Party buns

Sticky buns for a crowd

Want to bring something to a party that is a bit different? Need to give everyone in your children’s class a treat for their birthday? Fancy something different for a cake sale? Then try these tear-and-share party buns – sticky, fruity but not overly sweet these buns always go down really well.

A huge tray of Chelsea buns there are enough for 30 buns to give everyone in a crowd a treat.

The challenge with this recipe is its scale, but it is very satisfying to produce a treat for so many people. See tips for some helpful hints on coping with the size!

Takes 4 hours with about 1-hour hands on time. In common with yeast recipes, I’ve given the liquid measures as weights.

For party buns you will need…

  • 1kg strong white bread flour
  • 100g unsalted butter
  • 400g whole milk
  • 14g instant yeast
  • 100g golden caster sugar
  • 2 large eggs
  • 20g salt
  • Zest of two lemons
  • 200g soft brown sugar
  • 200g currents
  • 100g raisins
  • 50g dried cranberries
  • 50g mixed peel
  • 20g mixed spice
  • 100g very soft unsalted butter
  • 100g granulated (or caster) sugar
  • 75ml water

You will need a 30x40cm (12x16inch) tray with raised edges and lined with parchment paper.

To make party buns…

  1. Melt the butter in a pan and add the milk to just warm through.
  2. Make the dough (machine) – put the milk mixture, eggs and sugar into the mixer bowl and give it a good stir with a spoon or spatula to combine. Add the flour, salt, yeast and lemon zest, and use a dough hook on the machine mixer to combine. This dough is quite stiff but if it appears too stiff add a little more milk. Once combined set the machine to kneed for 10 minutes. Cover with film and leave to prove for 2 hours.
  3. Make the dough (by hand) – add the eggs and sugar to the milk mixture and stir to combine. Put the flour, yeast, salt and lemon zest in a large bowl and stir to evenly distribute. Make a well in the centre and add the milk mixture. Combine the ingredients using a large spoon and then use your hands to form a dough adding a splash more milk if it is too stiff. Empty the mixture on to a clean surface and knead for 10 minutes till elastic. Return the dough to a cleaned bowl cover with film and leave to prove for 2 hours.
  4. Make the filling by mixing all the filling ingredients except the butter and set aside till later.
  5. Once the dough has doubled in size tip it out onto a large lightly floured work surface and roll roughly by hand into a long sausage. Using a rolling pin roll the dough into a rectangle about 35cm by 1.2m long (14 by 47 inches).
  6. Spread the butter evenly over the dough leaving a 1cm gap at the top along one of the long edges. Sprinkle the filling mixture over the dough as evenly as possible and roll the rolling pin over the top a couple of times to press the filling into the surface slightly.
  7. Starting at the bottom roll the dough as tightly as you can into a roll about 1.2m (47inches) long. Using a pastry brush, or a finger, wet the unfilled dough at the top and seal the top of the dough. Press the dough firmly to even out any larger sections.
  8. Cut the log into 30 x 4cm (just over 1½ inch) pieces with a sharp knife. Place the buns into the lined 30x40cm tray in a 5×6 grid. Mix the buns up so you don’t have buns of a similar size next to each other. Cover the tray with film and leave to prove at room temperature for 45 minutes.
  9. Preheat oven to 160C fan / 180C non-fan. Once buns have doubled in size remove film and bake for 25 minutes.
  10. Whilst buns are baking make the glaze by combining sugar and water in a small pan and heating until a light syrup is formed. Once the buns are golden and cooked though remove from the oven and whilst still hot and in the tin brush generously with the glaze.
  11. Let them cool in the tin, then tear and share with lots of friends!
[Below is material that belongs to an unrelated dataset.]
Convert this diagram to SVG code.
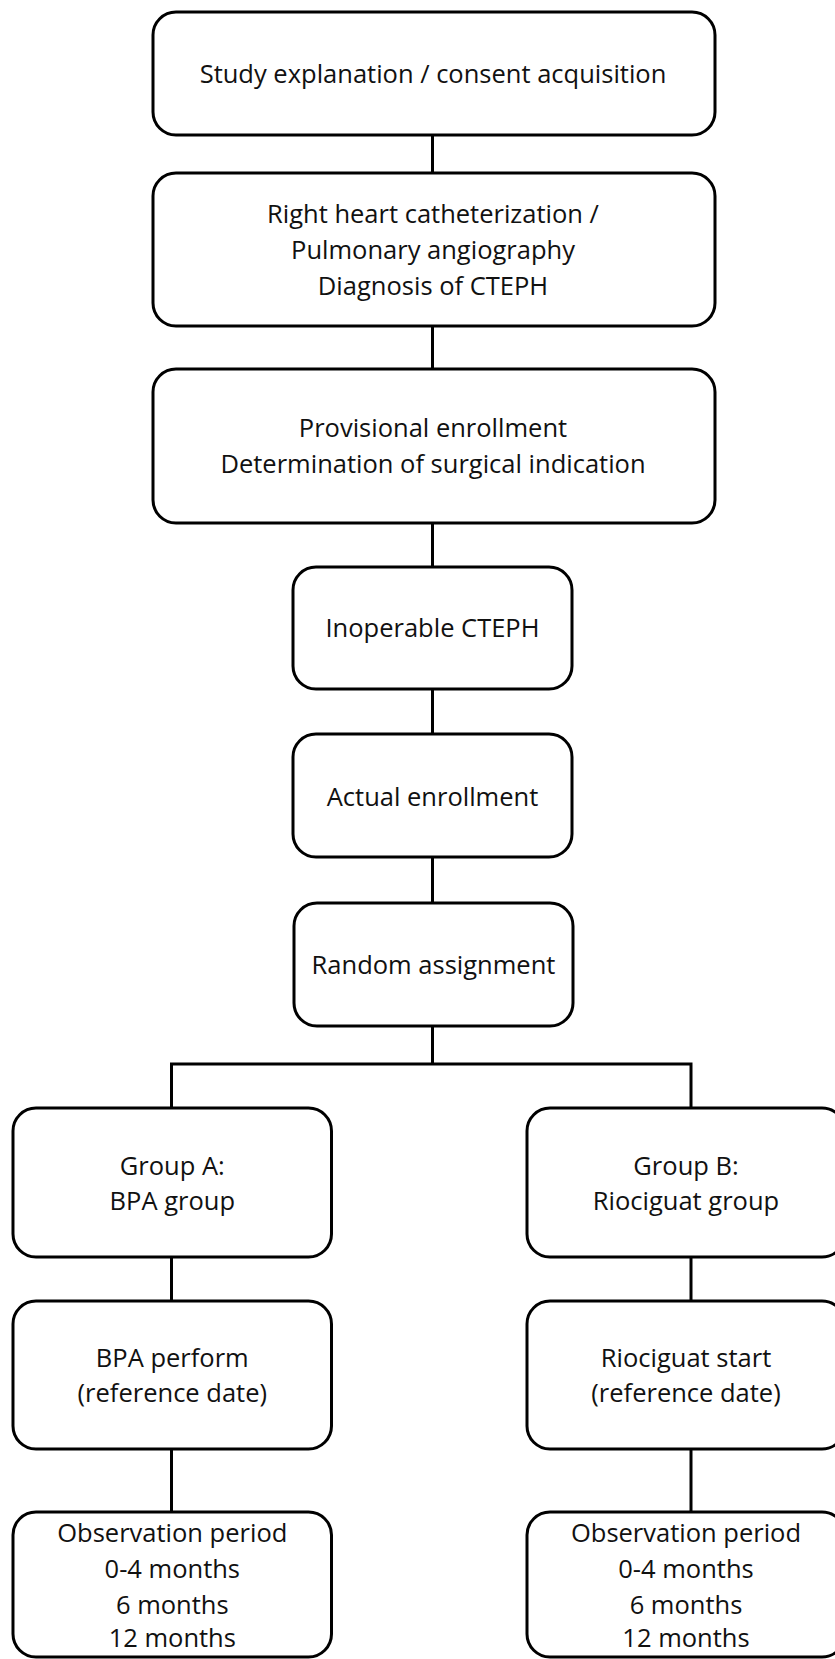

  • If you use a mixer to knead the dough do check its capacity (usually detailed in the instructions or on the manufactures website) as exceeding this can damage the mixers motor. In the recipe above the dough is 1.75kg at 50% hydration.
  • These buns don’t need any special equipment to make but they do need a large workspace to roll out, I use my dining table which I cover with silicone baking mats.
  • I use a two metre tape measure to help make sure the dough is the right size – it cost me about £2 and I keep it separate from my DIY tape for all sorts of cooking projects and it’s helpful for measuring tins!
  • The dough will be quite thin and stretchy and if it feels like it is becoming too tight stop rolling and lift the dough to release the tension. Wait a couple of minutes for the dough to relax a little and start rolling again.
  • I find a silicone spatula is the best tool for spreading the butter.
  • If you don’t quite make 30, or have enough for 31 then shuffle them around a bit to fit in the tin!